Source excerpt:
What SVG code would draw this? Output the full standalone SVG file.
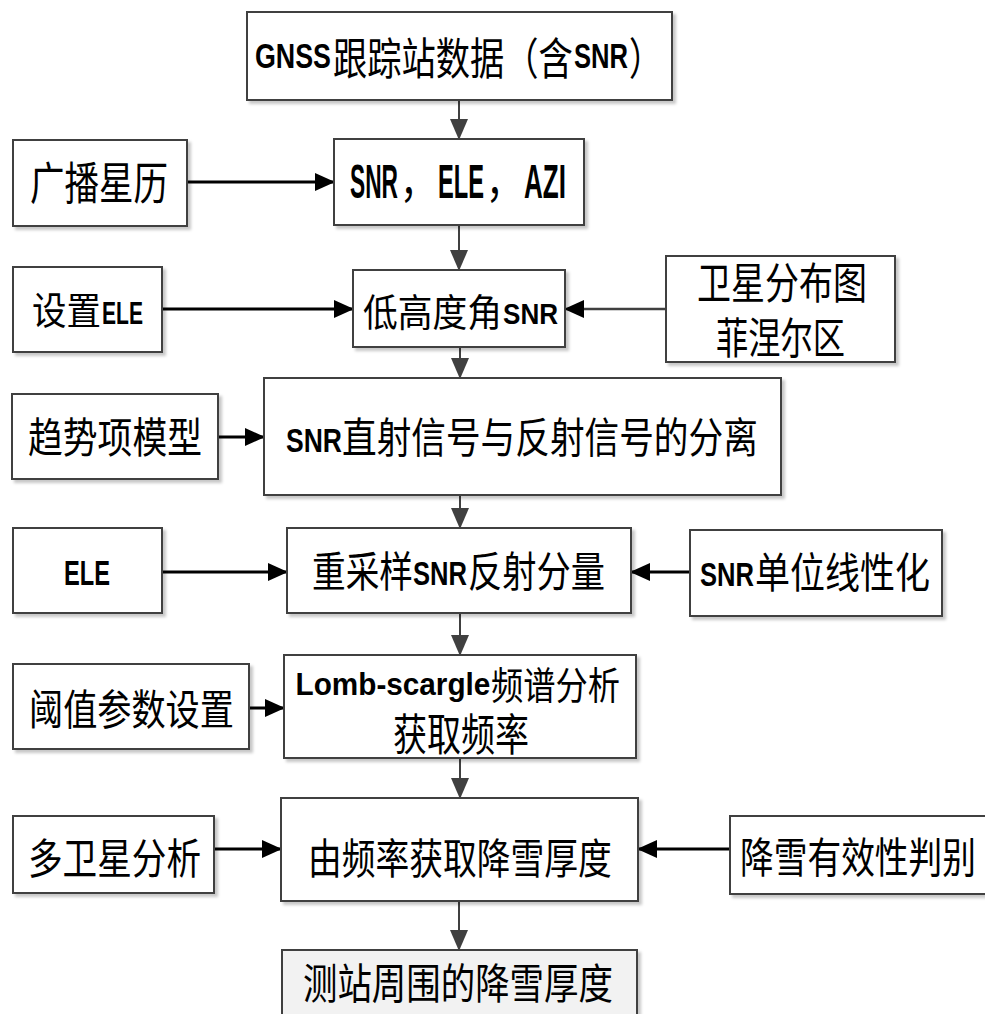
<svg xmlns="http://www.w3.org/2000/svg" width="985" height="1014" viewBox="0 0 985 1014">
<defs>
<style>
.box{fill:#fff;stroke:#404040;stroke-width:2;filter:url(#sh)}
.boxg{fill:#f2f2f2;stroke:#404040;stroke-width:2;filter:url(#sh)}
text{fill:#000;font-family:"Noto Sans CJK SC",sans-serif;font-weight:400}
.lat{font-family:"Liberation Sans",Arial,sans-serif;font-weight:700}
.hk{stroke:#000;stroke-width:3;fill:none;marker-end:url(#ak)}
.vg{stroke:#404040;stroke-width:2;fill:none;marker-end:url(#ag)}
</style>
<filter id="sh" x="-10%" y="-10%" width="130%" height="130%">
<feDropShadow dx="3" dy="3" stdDeviation="1.5" flood-color="#000" flood-opacity="0.22"/>
</filter>
<marker id="ak" markerUnits="userSpaceOnUse" markerWidth="20" markerHeight="18" refX="19" refY="9" orient="auto">
<path d="M0,0 L20,9 L0,18 Z" fill="#000"/>
</marker>
<marker id="ag" markerUnits="userSpaceOnUse" markerWidth="21" markerHeight="18" refX="20" refY="9" orient="auto">
<path d="M0,0 L21,9 L0,18 Z" fill="#404040"/>
</marker>
</defs>

<g id="connectors">
<line class="vg" x1="459" y1="101" x2="459" y2="139"/>
<line class="hk" x1="187" y1="182" x2="334" y2="182"/>
<line class="vg" x1="459" y1="226" x2="459" y2="270"/>
<line class="hk" x1="162" y1="309" x2="353" y2="309"/>
<line class="hk" x1="666" y1="309" x2="565" y2="309" style="stroke:#404040;stroke-width:2.5"/>
<line class="vg" x1="460" y1="348" x2="460" y2="378"/>
<line class="hk" x1="218" y1="437" x2="264" y2="437"/>
<line class="vg" x1="460" y1="496" x2="460" y2="528"/>
<line class="hk" x1="162" y1="572" x2="287" y2="572"/>
<line class="hk" x1="690" y1="572" x2="631" y2="572"/>
<line class="vg" x1="460" y1="614" x2="460" y2="655"/>
<line class="hk" x1="249" y1="708" x2="284" y2="708"/>
<line class="vg" x1="460" y1="759" x2="460" y2="798"/>
<line class="hk" x1="214" y1="849" x2="281" y2="849"/>
<line class="hk" x1="730" y1="849" x2="638" y2="849"/>
<line class="vg" x1="459" y1="902" x2="459" y2="950"/>
</g>

<g id="n-gnss">
<rect class="box" x="247" y="12" width="425" height="88"/>
<text class="lat" font-size="35" transform="matrix(0.766 0 0 1 255 68)">GNSS</text>
<text font-size="44" transform="matrix(0.779 0 0 1 333 75)">跟踪站数据（含</text>
<text class="lat" font-size="35" transform="matrix(0.731 0 0 1 574 68)">SNR</text>
<text font-size="44" transform="matrix(0.75 0 0 1 629 75)">）</text>
</g>

<g id="n-ephemeris">
<rect class="box" x="13" y="140" width="174" height="86"/>
<text font-size="45" transform="matrix(0.767 0 0 1 30 199.5)">广播星历</text>
</g>

<g id="n-snr-ele-azi">
<rect class="box" x="334" y="139" width="250" height="86"/>
<text class="lat" font-size="48" transform="matrix(0.474 0 0 1 350 198)">SNR</text>
<text font-size="45" transform="matrix(0.8 0 0 1 400 198)">，</text>
<text class="lat" font-size="48" transform="matrix(0.493 0 0 1 438 198)">ELE</text>
<text font-size="45" transform="matrix(0.8 0 0 1 486 198)">，</text>
<text class="lat" font-size="48" transform="matrix(0.543 0 0 1 524 198)">AZI</text>
</g>

<g id="n-set-ele">
<rect class="box" x="13" y="267" width="149" height="85"/>
<text font-size="38" transform="matrix(0.908 0 0 1 32 323.5)">设置</text>
<text class="lat" font-size="31" transform="matrix(0.68 0 0 1 102 324)">ELE</text>
</g>

<g id="n-low-ele">
<rect class="box" x="353" y="270" width="212" height="77"/>
<text font-size="38" transform="matrix(0.914 0 0 1 363 325.5)">低高度角</text>
<text class="lat" font-size="30" transform="matrix(0.869 0 0 1 503 323.5)">SNR</text>
</g>

<g id="n-fresnel">
<rect class="box" x="666" y="256" width="229" height="106"/>
<text font-size="43" transform="matrix(0.791 0 0 1 697 299)">卫星分布图</text>
<text font-size="43" transform="matrix(0.75 0 0 1 716 354)">菲涅尔区</text>
</g>

<g id="n-trend">
<rect class="box" x="12" y="394" width="206" height="85"/>
<text font-size="42" transform="matrix(0.829 0 0 1 28 452.5)">趋势项模型</text>
</g>

<g id="n-separate">
<rect class="box" x="264" y="378" width="517" height="117"/>
<text class="lat" font-size="33" transform="matrix(0.804 0 0 1 286 452)">SNR</text>
<text font-size="42" transform="matrix(0.825 0 0 1 342 453)">直射信号与反射信号的分离</text>
</g>

<g id="n-ele">
<rect class="box" x="13" y="528" width="149" height="85"/>
<text class="lat" font-size="35" transform="matrix(0.676 0 0 1 64 585)">ELE</text>
</g>

<g id="n-resample">
<rect class="box" x="287" y="528" width="344" height="85"/>
<text font-size="42" transform="matrix(0.802 0 0 1 312 587)">重采样</text>
<text class="lat" font-size="33" transform="matrix(0.775 0 0 1 413 585)">SNR</text>
<text font-size="42" transform="matrix(0.815 0 0 1 468 587)">反射分量</text>
</g>

<g id="n-linearize">
<rect class="box" x="690" y="530" width="252" height="86"/>
<text class="lat" font-size="33" transform="matrix(0.775 0 0 1 700 586)">SNR</text>
<text font-size="42" transform="matrix(0.833 0 0 1 755 588)">单位线性化</text>
</g>

<g id="n-threshold">
<rect class="box" x="13" y="664" width="236" height="85"/>
<text font-size="42" transform="matrix(0.813 0 0 1 29 724.5)">阈值参数设置</text>
</g>

<g id="n-lomb">
<rect class="box" x="284" y="655" width="352" height="103"/>
<text class="lat" font-size="32" transform="matrix(0.929 0 0 1 295.5 695)">Lomb-scargle</text>
<text font-size="38" transform="matrix(0.849 0 0 1 491 698.5)">频谱分析</text>
<text font-size="44" transform="matrix(0.773 0 0 1 393 750.5)">获取频率</text>
</g>

<g id="n-multisat">
<rect class="box" x="13" y="816" width="201" height="77"/>
<text font-size="42" transform="matrix(0.824 0 0 1 28 873.5)">多卫星分析</text>
</g>

<g id="n-depth">
<rect class="box" x="281" y="798" width="357" height="103"/>
<text font-size="42" transform="matrix(0.804 0 0 1 308 874)">由频率获取降雪厚度</text>
</g>

<g id="n-valid">
<rect class="box" x="730" y="816" width="262" height="78"/>
<text font-size="42" transform="matrix(0.803 0 0 1 740 873)">降雪有效性判别</text>
</g>

<g id="n-result">
<rect class="boxg" x="282" y="950" width="355" height="72"/>
<text font-size="42" transform="matrix(0.82 0 0 1 303 999)">测站周围的降雪厚度</text>
</g>
</svg>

What this task involves: Return the material exactly as given, apart from the pictures.

Right answer:
What SVG code would draw this? Output the full standalone SVG file.
<svg xmlns="http://www.w3.org/2000/svg" width="985" height="1014" viewBox="0 0 985 1014">
<defs>
<style>
.box{fill:#fff;stroke:#404040;stroke-width:2;filter:url(#sh)}
.boxg{fill:#f2f2f2;stroke:#404040;stroke-width:2;filter:url(#sh)}
text{fill:#000;font-family:"Noto Sans CJK SC",sans-serif;font-weight:400}
.lat{font-family:"Liberation Sans",Arial,sans-serif;font-weight:700}
.hk{stroke:#000;stroke-width:3;fill:none;marker-end:url(#ak)}
.vg{stroke:#404040;stroke-width:2;fill:none;marker-end:url(#ag)}
</style>
<filter id="sh" x="-10%" y="-10%" width="130%" height="130%">
<feDropShadow dx="3" dy="3" stdDeviation="1.5" flood-color="#000" flood-opacity="0.22"/>
</filter>
<marker id="ak" markerUnits="userSpaceOnUse" markerWidth="20" markerHeight="18" refX="19" refY="9" orient="auto">
<path d="M0,0 L20,9 L0,18 Z" fill="#000"/>
</marker>
<marker id="ag" markerUnits="userSpaceOnUse" markerWidth="21" markerHeight="18" refX="20" refY="9" orient="auto">
<path d="M0,0 L21,9 L0,18 Z" fill="#404040"/>
</marker>
</defs>

<g id="connectors">
<line class="vg" x1="459" y1="101" x2="459" y2="139"/>
<line class="hk" x1="187" y1="182" x2="334" y2="182"/>
<line class="vg" x1="459" y1="226" x2="459" y2="270"/>
<line class="hk" x1="162" y1="309" x2="353" y2="309"/>
<line class="hk" x1="666" y1="309" x2="565" y2="309" style="stroke:#404040;stroke-width:2.5"/>
<line class="vg" x1="460" y1="348" x2="460" y2="378"/>
<line class="hk" x1="218" y1="437" x2="264" y2="437"/>
<line class="vg" x1="460" y1="496" x2="460" y2="528"/>
<line class="hk" x1="162" y1="572" x2="287" y2="572"/>
<line class="hk" x1="690" y1="572" x2="631" y2="572"/>
<line class="vg" x1="460" y1="614" x2="460" y2="655"/>
<line class="hk" x1="249" y1="708" x2="284" y2="708"/>
<line class="vg" x1="460" y1="759" x2="460" y2="798"/>
<line class="hk" x1="214" y1="849" x2="281" y2="849"/>
<line class="hk" x1="730" y1="849" x2="638" y2="849"/>
<line class="vg" x1="459" y1="902" x2="459" y2="950"/>
</g>

<g id="n-gnss">
<rect class="box" x="247" y="12" width="425" height="88"/>
<text class="lat" font-size="35" transform="matrix(0.766 0 0 1 255 68)">GNSS</text>
<text font-size="44" transform="matrix(0.779 0 0 1 333 75)">跟踪站数据（含</text>
<text class="lat" font-size="35" transform="matrix(0.731 0 0 1 574 68)">SNR</text>
<text font-size="44" transform="matrix(0.75 0 0 1 629 75)">）</text>
</g>

<g id="n-ephemeris">
<rect class="box" x="13" y="140" width="174" height="86"/>
<text font-size="45" transform="matrix(0.767 0 0 1 30 199.5)">广播星历</text>
</g>

<g id="n-snr-ele-azi">
<rect class="box" x="334" y="139" width="250" height="86"/>
<text class="lat" font-size="48" transform="matrix(0.474 0 0 1 350 198)">SNR</text>
<text font-size="45" transform="matrix(0.8 0 0 1 400 198)">，</text>
<text class="lat" font-size="48" transform="matrix(0.493 0 0 1 438 198)">ELE</text>
<text font-size="45" transform="matrix(0.8 0 0 1 486 198)">，</text>
<text class="lat" font-size="48" transform="matrix(0.543 0 0 1 524 198)">AZI</text>
</g>

<g id="n-set-ele">
<rect class="box" x="13" y="267" width="149" height="85"/>
<text font-size="38" transform="matrix(0.908 0 0 1 32 323.5)">设置</text>
<text class="lat" font-size="31" transform="matrix(0.68 0 0 1 102 324)">ELE</text>
</g>

<g id="n-low-ele">
<rect class="box" x="353" y="270" width="212" height="77"/>
<text font-size="38" transform="matrix(0.914 0 0 1 363 325.5)">低高度角</text>
<text class="lat" font-size="30" transform="matrix(0.869 0 0 1 503 323.5)">SNR</text>
</g>

<g id="n-fresnel">
<rect class="box" x="666" y="256" width="229" height="106"/>
<text font-size="43" transform="matrix(0.791 0 0 1 697 299)">卫星分布图</text>
<text font-size="43" transform="matrix(0.75 0 0 1 716 354)">菲涅尔区</text>
</g>

<g id="n-trend">
<rect class="box" x="12" y="394" width="206" height="85"/>
<text font-size="42" transform="matrix(0.829 0 0 1 28 452.5)">趋势项模型</text>
</g>

<g id="n-separate">
<rect class="box" x="264" y="378" width="517" height="117"/>
<text class="lat" font-size="33" transform="matrix(0.804 0 0 1 286 452)">SNR</text>
<text font-size="42" transform="matrix(0.825 0 0 1 342 453)">直射信号与反射信号的分离</text>
</g>

<g id="n-ele">
<rect class="box" x="13" y="528" width="149" height="85"/>
<text class="lat" font-size="35" transform="matrix(0.676 0 0 1 64 585)">ELE</text>
</g>

<g id="n-resample">
<rect class="box" x="287" y="528" width="344" height="85"/>
<text font-size="42" transform="matrix(0.802 0 0 1 312 587)">重采样</text>
<text class="lat" font-size="33" transform="matrix(0.775 0 0 1 413 585)">SNR</text>
<text font-size="42" transform="matrix(0.815 0 0 1 468 587)">反射分量</text>
</g>

<g id="n-linearize">
<rect class="box" x="690" y="530" width="252" height="86"/>
<text class="lat" font-size="33" transform="matrix(0.775 0 0 1 700 586)">SNR</text>
<text font-size="42" transform="matrix(0.833 0 0 1 755 588)">单位线性化</text>
</g>

<g id="n-threshold">
<rect class="box" x="13" y="664" width="236" height="85"/>
<text font-size="42" transform="matrix(0.813 0 0 1 29 724.5)">阈值参数设置</text>
</g>

<g id="n-lomb">
<rect class="box" x="284" y="655" width="352" height="103"/>
<text class="lat" font-size="32" transform="matrix(0.929 0 0 1 295.5 695)">Lomb-scargle</text>
<text font-size="38" transform="matrix(0.849 0 0 1 491 698.5)">频谱分析</text>
<text font-size="44" transform="matrix(0.773 0 0 1 393 750.5)">获取频率</text>
</g>

<g id="n-multisat">
<rect class="box" x="13" y="816" width="201" height="77"/>
<text font-size="42" transform="matrix(0.824 0 0 1 28 873.5)">多卫星分析</text>
</g>

<g id="n-depth">
<rect class="box" x="281" y="798" width="357" height="103"/>
<text font-size="42" transform="matrix(0.804 0 0 1 308 874)">由频率获取降雪厚度</text>
</g>

<g id="n-valid">
<rect class="box" x="730" y="816" width="262" height="78"/>
<text font-size="42" transform="matrix(0.803 0 0 1 740 873)">降雪有效性判别</text>
</g>

<g id="n-result">
<rect class="boxg" x="282" y="950" width="355" height="72"/>
<text font-size="42" transform="matrix(0.82 0 0 1 303 999)">测站周围的降雪厚度</text>
</g>
</svg>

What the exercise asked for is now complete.